What happens to these bubbles when they are not treated? Untreated, the bubbles are perceived as
foreign bodies and the immune system moves to isolate them, creating clots. In studies
of decompression illness, Dr. Phillip James, Professor Emeritus , Wolfson Hyperbaric Unit,
University of Dundee , Dundee Scotland, says the filtration provided by the lungs traps most of
these bubbles or the clots formed around these bubbles. Some bubbles may escape pulmonary
filtration. Usually these are not large enough to cause cell death. According to Dr James’
March 2007 article in Neurological Research, these bubbles or solid emboli pass through cerebral
circulation, but disturb the blood brain barrier creating “peri-venous syndrome”. This condition
results blood brain barrier dysfunction, inflammation, demyelination and diffuse axonal damage.
The resulting impairment is not easily recognized by the health care professional, but the deficit
is clearly evident to family members. The individuals themselves may not even recognize that they
are impaired. These injuries are cumulative and impairment increases with subsequent exposures
to blast overpressure.
At the center silent wounding is the exposure of our troops to blast overpressure. This exposure has
increased since 2004 as insurgents have used IEDs as their principle weapon to engage our forces.

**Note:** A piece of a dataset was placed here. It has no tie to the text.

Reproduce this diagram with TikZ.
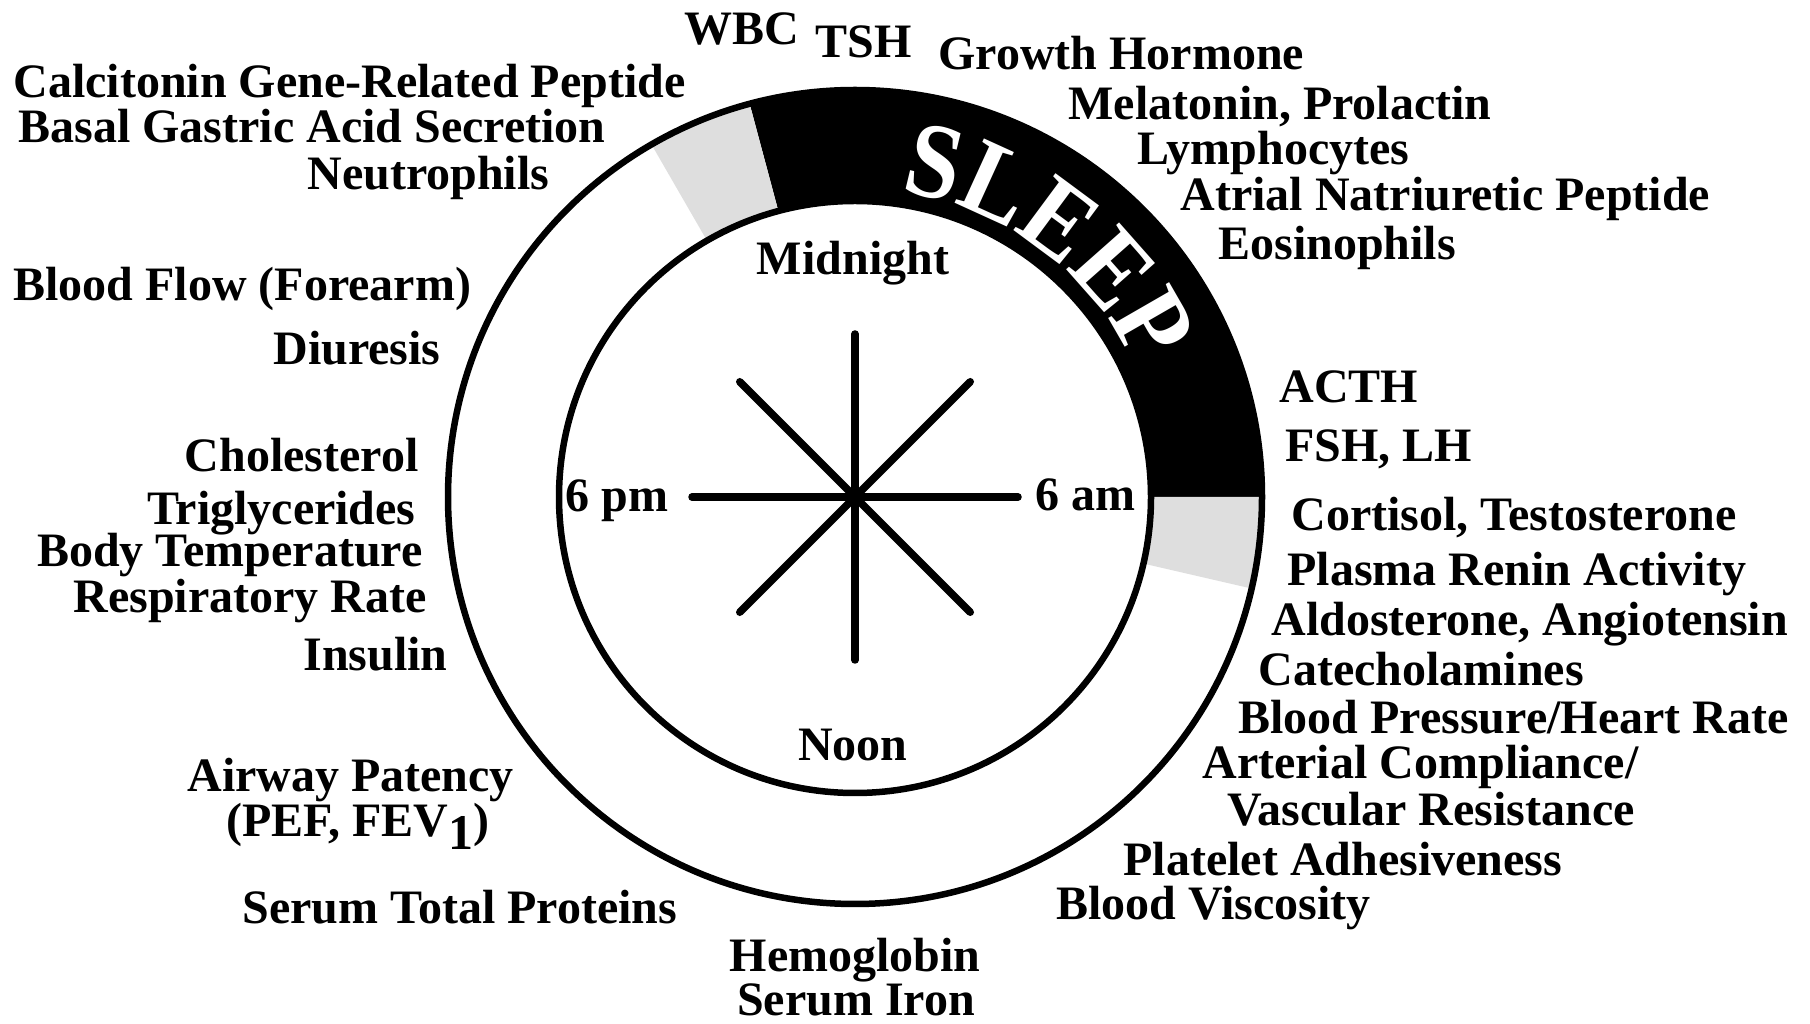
\documentclass[tikz,border=0pt]{standalone}
\usepackage{fontspec}
\setmainfont{Liberation Serif}
\newfontfamily\sleepface{Liberation Serif Bold}[FakeStretch=0.9]
\usetikzlibrary{decorations.text}
\newcommand\lblfont{\fontsize{24}{23}\selectfont\bfseries}
\newcommand\sleepfont{\sleepface\fontsize{54}{54}\selectfont}
\tikzset{
  lbl/.style={inner sep=0pt, font=\lblfont},
  lw/.style={lbl, anchor=base west},
  le/.style={lbl, anchor=base east},
  lc/.style={lbl, anchor=base},
  ring/.style={line width=3.25pt},
  spoke/.style={line width=3.75pt, line cap=round},
  band/.style={fill=black},
  grayband/.style={fill=black!13},
}
\begin{document}
\begin{tikzpicture}[x=0.5pt,y=0.5pt]
\useasboundingbox (0,0) rectangle (1810,1023);
\coordinate (C) at (855,526);
% bands
\fill[band] ([shift={(105:407)}]C) arc[start angle=105,end angle=0,radius=203.5pt]
  -- ([shift={(0:296)}]C) arc[start angle=0,end angle=105,radius=148pt] -- cycle;
\fill[grayband] ([shift={(120:407)}]C) arc[start angle=120,end angle=105,radius=203.5pt]
  -- ([shift={(105:296)}]C) arc[start angle=105,end angle=120,radius=148pt] -- cycle;
\fill[grayband] ([shift={(0:407)}]C) arc[start angle=0,end angle=-13,radius=203.5pt]
  -- ([shift={(-13:296)}]C) arc[start angle=-13,end angle=0,radius=148pt] -- cycle;
% rings
\draw[ring] (C) circle[radius=203.5pt];
\draw[ring] (C) circle[radius=148pt];
% SLEEP
\path[decorate, decoration={text along path, text={|\sleepfont|SLEEP}, text align=center, text color=white}]
  ([shift={(93.0:309)}]C) arc[start angle=93.0,end angle=13.0,radius=154.5pt];
% star
\coordinate (s0) at ([shift={(0:163)}]C);
\coordinate (s45) at ([shift={(45:163)}]C);
\coordinate (s90) at ([shift={(90:163)}]C);
\coordinate (s135) at ([shift={(135:163)}]C);
\coordinate (s180) at ([shift={(180:163)}]C);
\coordinate (s225) at ([shift={(225:163)}]C);
\coordinate (s270) at ([shift={(270:163)}]C);
\coordinate (s315) at ([shift={(315:163)}]C);
\draw[spoke] (s0) -- (s180);
\draw[spoke] (s90) -- (s270);
\draw[spoke] (s45) -- (s225);
\draw[spoke] (s135) -- (s315);
% clock labels
\node[lc] (mid) at (853,748) {Midnight};
\node[lc] (noon) at (853,262) {Noon};
\node[le] (pm) at (669,511) {6 pm};
\node[lw] (am) at (1035,512) {6 am};
% top labels
\node[lw] (wbc) at (684,978) {WBC};
\node[lw] (tsh) at (815,965) {TSH};
\node[lw] (gh) at (938,953) {Growth Hormone};
\node[lw] (mel) at (1068,903) {Melatonin, Prolactin};
\node[lw] (lym) at (1137,858) {Lymphocytes};
\node[lw] (anp) at (1180,812) {Atrial Natriuretic Peptide};
\node[lw] (eos) at (1218,763) {Eosinophils};
% left labels
\node[lw] (cgrp) at (13,925) {Calcitonin Gene-Related Peptide};
\node[lw] (bgas) at (18,880) {Basal Gastric Acid Secretion};
\node[lw] (neu) at (307,833) {Neutrophils};
\node[lw] (bff) at (13,722) {Blood Flow (Forearm)};
\node[le] (diu) at (441,658) {Diuresis};
\node[le] (chol) at (419,551) {Cholesterol};
\node[le] (tri) at (416,498) {Triglycerides};
\node[le] (bt) at (423,456) {Body Temperature};
\node[le] (rr) at (427,410) {Respiratory Rate};
\node[le] (ins) at (448,352) {Insulin};
\node[lw] (air) at (187,231) {Airway Patency};
\node[lw] (pef) at (226,186) {(PEF, FEV\raisebox{-6.5pt}{\fontsize{25}{25}\selectfont 1})};
\node[lw] (stp) at (242,99) {Serum Total Proteins};
% right labels
\node[lw] (acth) at (1279,620) {ACTH};
\node[lw] (fsh) at (1285,561) {FSH, LH};
\node[lw] (cort) at (1291,492) {Cortisol, Testosterone};
\node[lw] (pra) at (1287,437) {Plasma Renin Activity};
\node[lw] (ald) at (1271,387) {Aldosterone, Angiotensin};
\node[lw] (cat) at (1258,337) {Catecholamines};
\node[lw] (bp) at (1238,289) {Blood Pressure/Heart Rate};
\node[lw] (ac) at (1202,244) {Arterial Compliance/};
\node[lw] (vr) at (1227,197) {Vascular Resistance};
\node[lw] (pa) at (1123,147) {Platelet Adhesiveness};
\node[lw] (bv) at (1056,104) {Blood Viscosity};
% bottom labels
\node[lc] (hb) at (855,52) {Hemoglobin};
\node[lc] (si) at (856,8) {Serum Iron};
\end{tikzpicture}
\end{document}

It is particularly interesting to note that the signs and symptoms that accompany the condition of
neurological decompression illness are consistent with much of the constellation of signs and
symptoms attributed to post traumatic stress disorder, PTSD or mild traumatic brain injury mTBI,
terms that are used interchangeably to describe the impairment of US and Coalition Forces in the
current conflict. These signs and symptoms are virtually identical to those used to describe
the other labels for this same affliction throughout history. The legacy of this silent wounding is
that a large portion of the younger generation are adversely affected. Those injured as a result of
exposure to blast overpressure often go unrecognized, until the impairment progresses to the point
that it is easily recognizable to the untrained observer. This injury is often readily apparent to
family and friends when the wounded return home. Historically, this affected group of young men
and women have rarely been rehabilitated. This legacy can’t be allowed to continue.
Currently the United States Air Force is conducting a study of the use of hyperbaric oxygen in the
treatment of veterans returning from Iraq and Afghanistan with the diagnosis of mild traumatic
brain injury. The principle investigator of this study is Dr. George Wolf.
Preliminary observations generating this study were that many of the signs and symptoms
observed in the veterans with impairment were substantially improved with the use of hyperbaric
oxygen. The hope is that the study will validate this observation. Perhaps it will never be known
how many veterans are truly affected. What is for certain is the lifetime costs of taking care of
these injured veterans may easily surpass the amount of committed by Congress to the economic
bailout of Wall Street. Until that time the veterans with this silent wounding submit to a barrage of
therapeutic interventions and in the end accept their plight as a sign of “recovery”.